Outrossim, conforme consignado no acórdão recorrido, esta Casa já
dispôs no mesmo sentido, no qual foi negada a expedição de carta
rogatória para obter informações bancárias, uma vez que não é dado à
parte "fazer uso do Poder Judiciário como instrumento para a
descoberta de informações relacionadas a interesses meramente
pessoais, porque a tanto não se coaduna a função jurisdicional":
Recurso especial. Ação de inventário. Constatação da existência, no
exterior, de conta bancária que pertencia ao falecido. Requerimento
de expedição de carta rogatória, visando à obtenção de dados
relativos a tal conta.
- A expedição de carta rogatória para obter informações bancárias
deve ser permitida quando presente motivo de ordem pública, ou seja,
na hipótese de a informação requerida ser útil ao processo.

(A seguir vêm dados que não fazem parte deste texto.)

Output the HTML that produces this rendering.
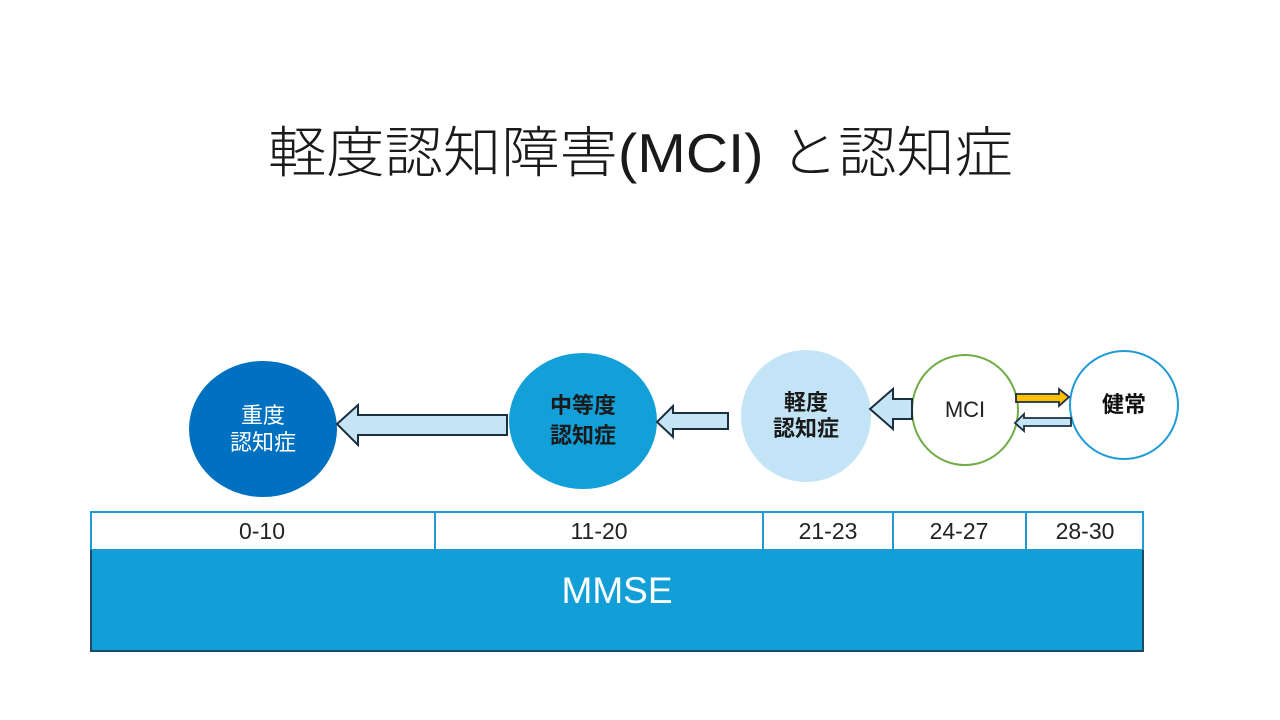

- Contudo, não será possível à parte fazer uso do Poder Judiciário
como instrumento para a descoberta de informações relacionadas a
interesses meramente pessoais, porque a tanto não se coaduna a
função jurisdicional. À autoridade judiciária deve ser concedida a
prerrogativa de indeferir pedidos impertinentes e de cunho meramente
pessoal, por não ser possível à partes transferir ao Poder Público o
ônus de diligenciar acerca de informações que só a elas interessam.
Recurso especial parcialmente conhecido e provido.
(REsp 698.526/SP, Rel. Ministra NANCY ANDRIGHI, TERCEIRA TURMA,
julgado em 18/05/2006, DJ 20/11/2006, p. 302)
Nesse contexto, mostra-se escorreito o desfecho dado pelo Tribunal
de origem ao agravo de instrumento interposto pelo ora recorrente,
não havendo nenhuma alteração a ser efetivada no aresto impugnado.
Ante o exposto, conheço do agravo para negar provimento ao recurso
especial.
Publique-se.
Brasília (DF), 1º de agosto de 2018.